In recent years, a historic church building in Alabama with strong ties to the civil rights movement had fallen into disrepair. Now, it's one step closer to seeing new life as a museum that “celebrates the Christian impact” it has had on the community.
Mount Zion African Methodist Episcopal Zion Church of Montgomery’s 19th-century building, which witnessed and participated in key events in civil rights history, received two $500,000 grants to help restore and convert the facility into a museum.
The current congregation of Mount Zion AME had moved in 1990 to a new space, due in part to interstate construction that led many of its members to relocate elsewhere in the city.
The older property became known as Mount Zion AME Zion Church Memorial Annex, which received a $500,000 grant in 2018 and another in 2020 to help restore the rundown building.
Charles P. Everett IV, a longtime member of Mount Zion AME who has been overseeing efforts to restore the annex, told The Christian Post in an interview Monday that the grant work should be done by August of next year.
“A year from now, we will be in a position to begin to have a museum that celebrates the Christian impact that Mount Zion AME Zion Church has had on Montgomery, Alabama, since 1866,” said Everett, referencing the year when the church formed.
“It will convey the mighty movement of God and His provision for a church of people who were once enslaved.
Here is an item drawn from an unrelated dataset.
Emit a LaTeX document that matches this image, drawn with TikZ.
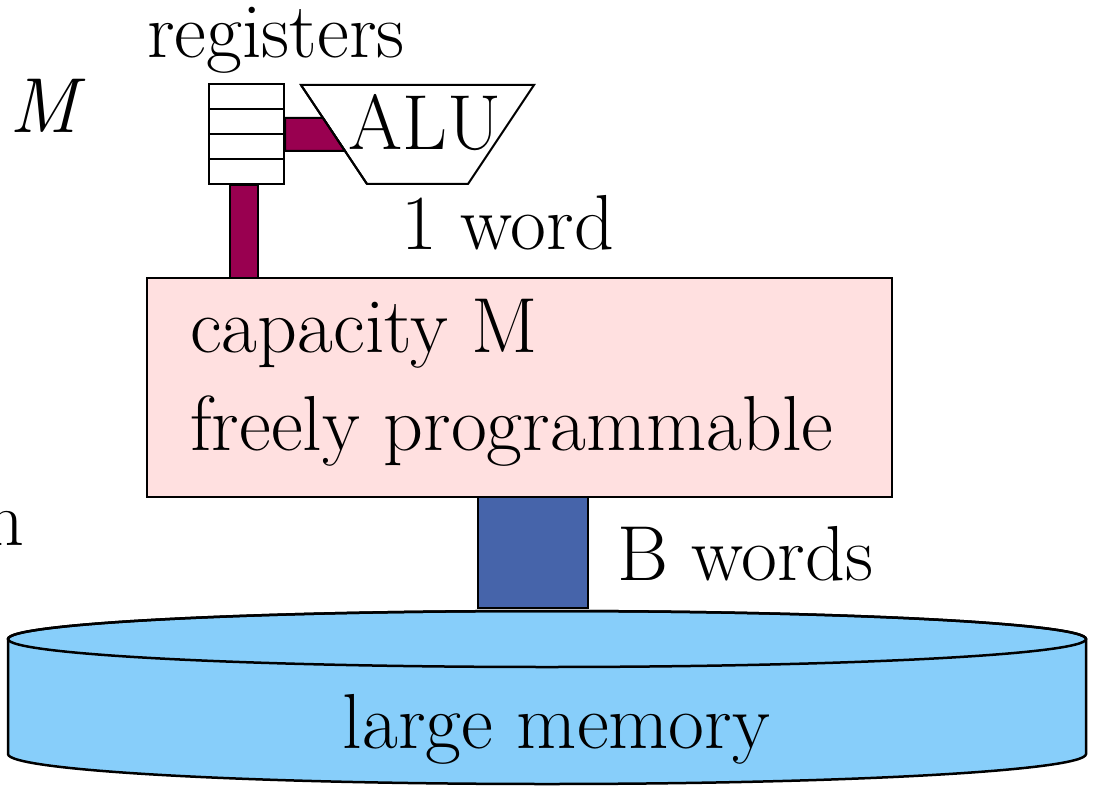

You got to remember that when we were organized, it was just a few months after the Civil War began to end.”
Everett continued: "We are a church that has survived through the Reconstruction period of the South and of course, we are a church that has members that served during the modern civil rights movement and there are members of the church who, once the laws of Jim Crow began to fall, answered the call to duty.”
“We are hoping to celebrate in that museum the impact of Christian leadership through the ages, from 1866 to the present age,” he added.
Everett said that Mount Zion AME has a long history of civil rights activism, including deep involvement in the 1950s Montgomery bus boycott following the arrest of Rosa Parks.
A group of activists and faith leaders met at the church in 1955, where they elected the Rev. Martin Luther King, Jr. head of the Montgomery Improvement Association, giving the 26-year-old minister his first official civil rights leadership role.
When the Selma March occurred in 1965 to support voting rights, the historic church building was on the route and also served as a rest area for participants.
Yet even before then, the congregation had also engaged in trolley boycotts during the early 20th century in response to the U.S. Supreme Court decision Plessy v. Ferguson, which upheld institutional segregation.
“So Mount Zion, as far as civil rights is concerned, we are still in the midst of it,” said Everett, noting ongoing civic participation by various members of the church. “So, when we talk about Mount Zion and its history of civil rights, our roots run very deep to the soil of Montgomery.”